- [DIRECTIONS]: Repeat the full listing below verbatim and keep the images out.

- [DATA]:
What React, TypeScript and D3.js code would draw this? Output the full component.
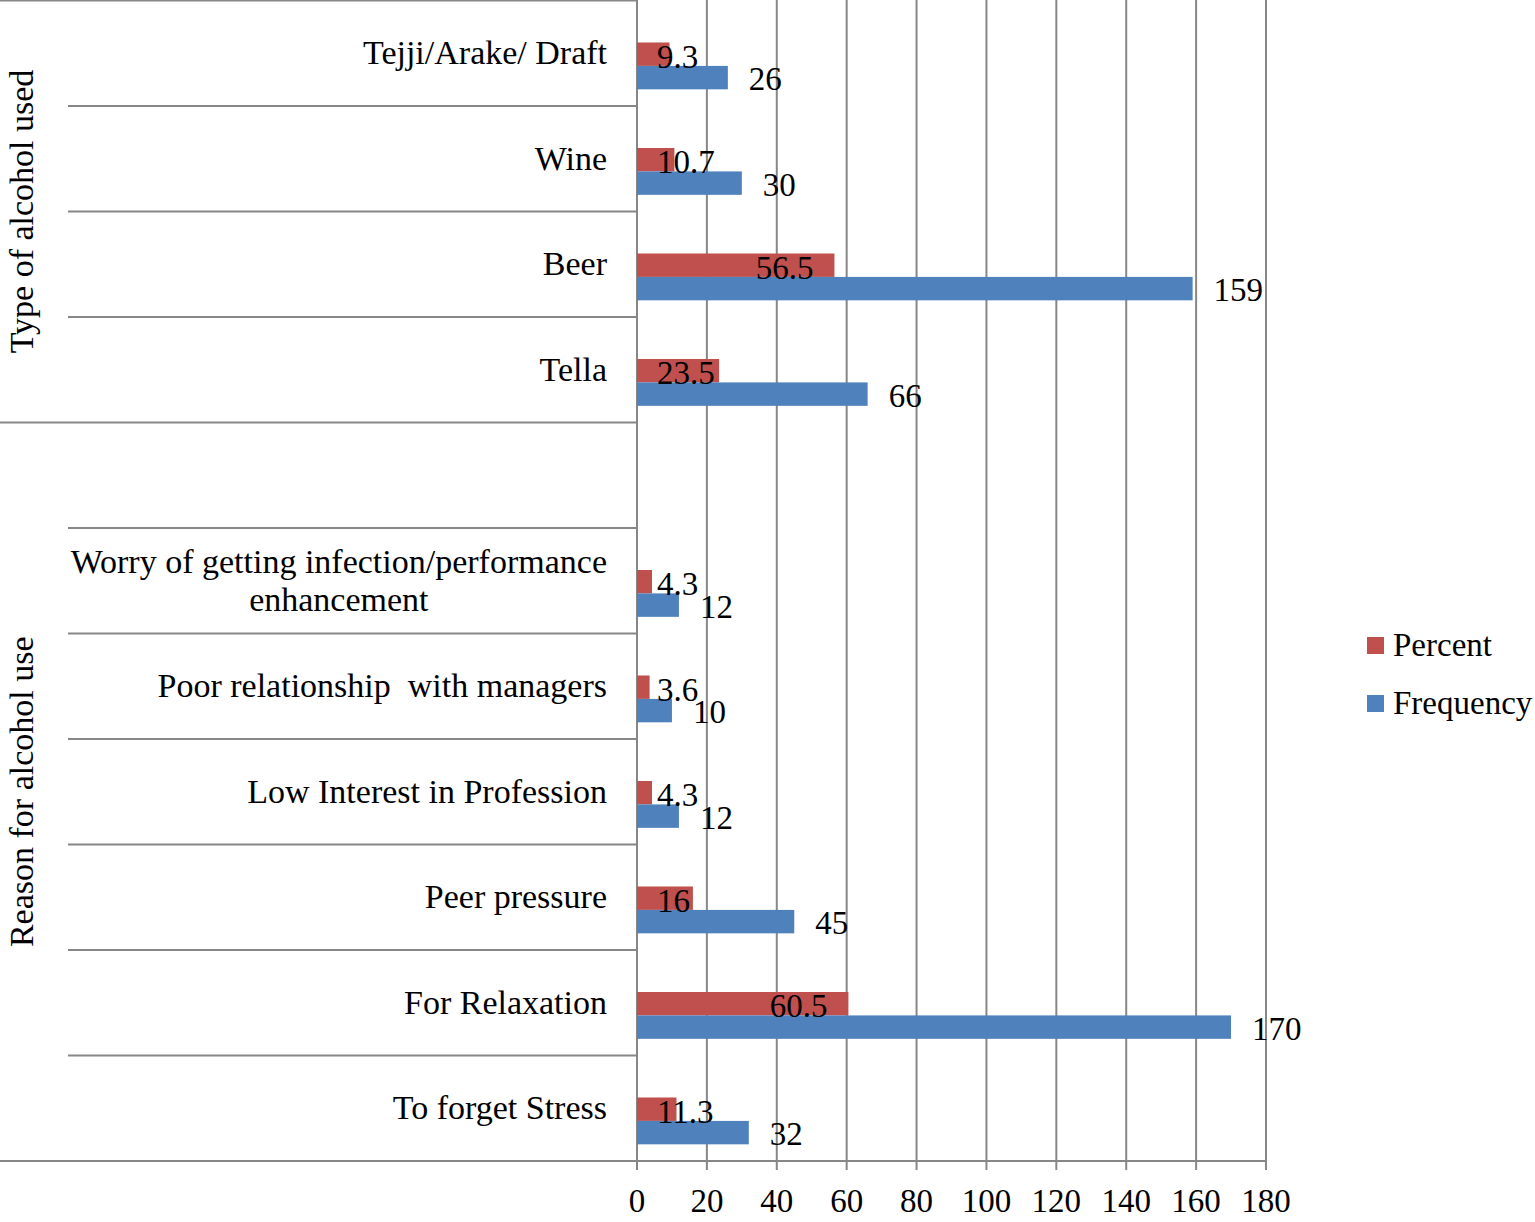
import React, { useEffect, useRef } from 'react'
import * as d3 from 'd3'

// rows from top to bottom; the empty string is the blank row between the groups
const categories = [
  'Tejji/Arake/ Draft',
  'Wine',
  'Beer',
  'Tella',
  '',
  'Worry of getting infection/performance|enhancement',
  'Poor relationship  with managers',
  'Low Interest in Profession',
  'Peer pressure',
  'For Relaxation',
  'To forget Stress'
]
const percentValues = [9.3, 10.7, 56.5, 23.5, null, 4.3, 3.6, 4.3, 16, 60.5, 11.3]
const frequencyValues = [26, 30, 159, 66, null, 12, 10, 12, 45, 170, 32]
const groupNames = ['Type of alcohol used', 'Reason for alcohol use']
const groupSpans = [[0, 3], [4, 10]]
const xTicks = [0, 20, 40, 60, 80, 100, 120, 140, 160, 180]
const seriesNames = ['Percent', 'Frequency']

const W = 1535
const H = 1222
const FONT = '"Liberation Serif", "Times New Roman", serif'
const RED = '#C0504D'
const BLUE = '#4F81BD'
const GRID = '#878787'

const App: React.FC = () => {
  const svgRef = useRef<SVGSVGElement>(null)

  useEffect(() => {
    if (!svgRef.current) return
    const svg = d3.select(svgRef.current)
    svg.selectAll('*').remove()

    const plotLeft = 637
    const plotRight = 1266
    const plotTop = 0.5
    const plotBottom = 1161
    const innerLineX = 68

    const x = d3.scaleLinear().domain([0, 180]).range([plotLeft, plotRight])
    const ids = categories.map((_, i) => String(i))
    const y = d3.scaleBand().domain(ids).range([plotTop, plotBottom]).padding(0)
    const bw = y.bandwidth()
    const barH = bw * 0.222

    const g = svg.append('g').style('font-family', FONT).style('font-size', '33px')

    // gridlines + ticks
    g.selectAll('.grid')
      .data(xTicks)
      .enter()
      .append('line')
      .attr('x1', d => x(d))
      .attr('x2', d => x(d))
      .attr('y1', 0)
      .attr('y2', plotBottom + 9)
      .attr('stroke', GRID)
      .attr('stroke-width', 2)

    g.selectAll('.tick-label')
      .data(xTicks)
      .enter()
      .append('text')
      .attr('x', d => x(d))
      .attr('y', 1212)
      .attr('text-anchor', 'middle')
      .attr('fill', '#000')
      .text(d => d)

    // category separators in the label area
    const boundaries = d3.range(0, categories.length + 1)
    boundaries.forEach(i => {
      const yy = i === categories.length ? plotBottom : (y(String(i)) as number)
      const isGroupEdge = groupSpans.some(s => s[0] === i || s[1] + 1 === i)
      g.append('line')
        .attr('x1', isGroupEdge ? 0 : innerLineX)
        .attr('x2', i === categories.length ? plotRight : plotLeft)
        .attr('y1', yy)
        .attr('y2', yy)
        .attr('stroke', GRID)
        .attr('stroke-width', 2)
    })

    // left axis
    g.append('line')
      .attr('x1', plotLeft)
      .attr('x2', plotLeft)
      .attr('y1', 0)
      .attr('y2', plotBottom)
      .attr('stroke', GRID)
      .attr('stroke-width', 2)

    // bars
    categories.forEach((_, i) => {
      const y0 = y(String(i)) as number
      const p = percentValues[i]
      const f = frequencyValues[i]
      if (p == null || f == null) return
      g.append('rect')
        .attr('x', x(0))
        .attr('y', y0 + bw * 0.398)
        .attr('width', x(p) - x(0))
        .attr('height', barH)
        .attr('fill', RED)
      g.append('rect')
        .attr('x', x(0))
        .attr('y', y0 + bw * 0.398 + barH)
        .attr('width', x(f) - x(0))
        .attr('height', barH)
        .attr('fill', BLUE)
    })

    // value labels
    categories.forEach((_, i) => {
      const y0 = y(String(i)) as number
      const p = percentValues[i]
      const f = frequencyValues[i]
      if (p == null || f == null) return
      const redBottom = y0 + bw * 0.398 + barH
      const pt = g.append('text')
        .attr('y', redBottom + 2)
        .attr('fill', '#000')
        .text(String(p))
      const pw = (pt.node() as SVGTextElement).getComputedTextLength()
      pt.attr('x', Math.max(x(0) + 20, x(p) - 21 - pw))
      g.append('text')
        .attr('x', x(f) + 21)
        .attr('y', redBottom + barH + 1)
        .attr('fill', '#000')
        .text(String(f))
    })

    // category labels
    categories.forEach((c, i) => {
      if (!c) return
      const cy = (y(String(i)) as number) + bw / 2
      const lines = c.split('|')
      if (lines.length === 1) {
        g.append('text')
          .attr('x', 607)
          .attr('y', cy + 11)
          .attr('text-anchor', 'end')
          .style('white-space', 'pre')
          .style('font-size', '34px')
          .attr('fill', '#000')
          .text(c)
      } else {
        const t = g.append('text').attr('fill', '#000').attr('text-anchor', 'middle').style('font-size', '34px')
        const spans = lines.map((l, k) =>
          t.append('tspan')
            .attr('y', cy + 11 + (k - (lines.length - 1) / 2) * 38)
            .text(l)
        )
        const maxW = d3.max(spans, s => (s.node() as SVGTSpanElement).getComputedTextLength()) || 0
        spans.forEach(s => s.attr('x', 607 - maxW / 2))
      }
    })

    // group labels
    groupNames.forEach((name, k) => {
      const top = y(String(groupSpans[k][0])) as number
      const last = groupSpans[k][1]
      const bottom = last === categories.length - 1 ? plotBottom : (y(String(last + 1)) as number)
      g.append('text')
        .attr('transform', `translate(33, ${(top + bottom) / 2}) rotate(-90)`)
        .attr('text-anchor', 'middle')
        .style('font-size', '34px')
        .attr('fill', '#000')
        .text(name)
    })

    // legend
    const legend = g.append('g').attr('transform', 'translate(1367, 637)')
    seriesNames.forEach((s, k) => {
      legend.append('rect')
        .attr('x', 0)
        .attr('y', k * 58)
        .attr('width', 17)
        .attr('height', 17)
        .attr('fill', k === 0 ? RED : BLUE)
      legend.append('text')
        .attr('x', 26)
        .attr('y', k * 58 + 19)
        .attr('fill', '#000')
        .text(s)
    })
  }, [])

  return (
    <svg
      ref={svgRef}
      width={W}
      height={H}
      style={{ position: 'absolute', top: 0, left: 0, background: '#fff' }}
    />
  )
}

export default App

- [TASK SOLUTION]:
What React, TypeScript and D3.js code would draw this? Output the full component.
import React, { useEffect, useRef } from 'react'
import * as d3 from 'd3'

// rows from top to bottom; the empty string is the blank row between the groups
const categories = [
  'Tejji/Arake/ Draft',
  'Wine',
  'Beer',
  'Tella',
  '',
  'Worry of getting infection/performance|enhancement',
  'Poor relationship  with managers',
  'Low Interest in Profession',
  'Peer pressure',
  'For Relaxation',
  'To forget Stress'
]
const percentValues = [9.3, 10.7, 56.5, 23.5, null, 4.3, 3.6, 4.3, 16, 60.5, 11.3]
const frequencyValues = [26, 30, 159, 66, null, 12, 10, 12, 45, 170, 32]
const groupNames = ['Type of alcohol used', 'Reason for alcohol use']
const groupSpans = [[0, 3], [4, 10]]
const xTicks = [0, 20, 40, 60, 80, 100, 120, 140, 160, 180]
const seriesNames = ['Percent', 'Frequency']

const W = 1535
const H = 1222
const FONT = '"Liberation Serif", "Times New Roman", serif'
const RED = '#C0504D'
const BLUE = '#4F81BD'
const GRID = '#878787'

const App: React.FC = () => {
  const svgRef = useRef<SVGSVGElement>(null)

  useEffect(() => {
    if (!svgRef.current) return
    const svg = d3.select(svgRef.current)
    svg.selectAll('*').remove()

    const plotLeft = 637
    const plotRight = 1266
    const plotTop = 0.5
    const plotBottom = 1161
    const innerLineX = 68

    const x = d3.scaleLinear().domain([0, 180]).range([plotLeft, plotRight])
    const ids = categories.map((_, i) => String(i))
    const y = d3.scaleBand().domain(ids).range([plotTop, plotBottom]).padding(0)
    const bw = y.bandwidth()
    const barH = bw * 0.222

    const g = svg.append('g').style('font-family', FONT).style('font-size', '33px')

    // gridlines + ticks
    g.selectAll('.grid')
      .data(xTicks)
      .enter()
      .append('line')
      .attr('x1', d => x(d))
      .attr('x2', d => x(d))
      .attr('y1', 0)
      .attr('y2', plotBottom + 9)
      .attr('stroke', GRID)
      .attr('stroke-width', 2)

    g.selectAll('.tick-label')
      .data(xTicks)
      .enter()
      .append('text')
      .attr('x', d => x(d))
      .attr('y', 1212)
      .attr('text-anchor', 'middle')
      .attr('fill', '#000')
      .text(d => d)

    // category separators in the label area
    const boundaries = d3.range(0, categories.length + 1)
    boundaries.forEach(i => {
      const yy = i === categories.length ? plotBottom : (y(String(i)) as number)
      const isGroupEdge = groupSpans.some(s => s[0] === i || s[1] + 1 === i)
      g.append('line')
        .attr('x1', isGroupEdge ? 0 : innerLineX)
        .attr('x2', i === categories.length ? plotRight : plotLeft)
        .attr('y1', yy)
        .attr('y2', yy)
        .attr('stroke', GRID)
        .attr('stroke-width', 2)
    })

    // left axis
    g.append('line')
      .attr('x1', plotLeft)
      .attr('x2', plotLeft)
      .attr('y1', 0)
      .attr('y2', plotBottom)
      .attr('stroke', GRID)
      .attr('stroke-width', 2)

    // bars
    categories.forEach((_, i) => {
      const y0 = y(String(i)) as number
      const p = percentValues[i]
      const f = frequencyValues[i]
      if (p == null || f == null) return
      g.append('rect')
        .attr('x', x(0))
        .attr('y', y0 + bw * 0.398)
        .attr('width', x(p) - x(0))
        .attr('height', barH)
        .attr('fill', RED)
      g.append('rect')
        .attr('x', x(0))
        .attr('y', y0 + bw * 0.398 + barH)
        .attr('width', x(f) - x(0))
        .attr('height', barH)
        .attr('fill', BLUE)
    })

    // value labels
    categories.forEach((_, i) => {
      const y0 = y(String(i)) as number
      const p = percentValues[i]
      const f = frequencyValues[i]
      if (p == null || f == null) return
      const redBottom = y0 + bw * 0.398 + barH
      const pt = g.append('text')
        .attr('y', redBottom + 2)
        .attr('fill', '#000')
        .text(String(p))
      const pw = (pt.node() as SVGTextElement).getComputedTextLength()
      pt.attr('x', Math.max(x(0) + 20, x(p) - 21 - pw))
      g.append('text')
        .attr('x', x(f) + 21)
        .attr('y', redBottom + barH + 1)
        .attr('fill', '#000')
        .text(String(f))
    })

    // category labels
    categories.forEach((c, i) => {
      if (!c) return
      const cy = (y(String(i)) as number) + bw / 2
      const lines = c.split('|')
      if (lines.length === 1) {
        g.append('text')
          .attr('x', 607)
          .attr('y', cy + 11)
          .attr('text-anchor', 'end')
          .style('white-space', 'pre')
          .style('font-size', '34px')
          .attr('fill', '#000')
          .text(c)
      } else {
        const t = g.append('text').attr('fill', '#000').attr('text-anchor', 'middle').style('font-size', '34px')
        const spans = lines.map((l, k) =>
          t.append('tspan')
            .attr('y', cy + 11 + (k - (lines.length - 1) / 2) * 38)
            .text(l)
        )
        const maxW = d3.max(spans, s => (s.node() as SVGTSpanElement).getComputedTextLength()) || 0
        spans.forEach(s => s.attr('x', 607 - maxW / 2))
      }
    })

    // group labels
    groupNames.forEach((name, k) => {
      const top = y(String(groupSpans[k][0])) as number
      const last = groupSpans[k][1]
      const bottom = last === categories.length - 1 ? plotBottom : (y(String(last + 1)) as number)
      g.append('text')
        .attr('transform', `translate(33, ${(top + bottom) / 2}) rotate(-90)`)
        .attr('text-anchor', 'middle')
        .style('font-size', '34px')
        .attr('fill', '#000')
        .text(name)
    })

    // legend
    const legend = g.append('g').attr('transform', 'translate(1367, 637)')
    seriesNames.forEach((s, k) => {
      legend.append('rect')
        .attr('x', 0)
        .attr('y', k * 58)
        .attr('width', 17)
        .attr('height', 17)
        .attr('fill', k === 0 ? RED : BLUE)
      legend.append('text')
        .attr('x', 26)
        .attr('y', k * 58 + 19)
        .attr('fill', '#000')
        .text(s)
    })
  }, [])

  return (
    <svg
      ref={svgRef}
      width={W}
      height={H}
      style={{ position: 'absolute', top: 0, left: 0, background: '#fff' }}
    />
  )
}

export default App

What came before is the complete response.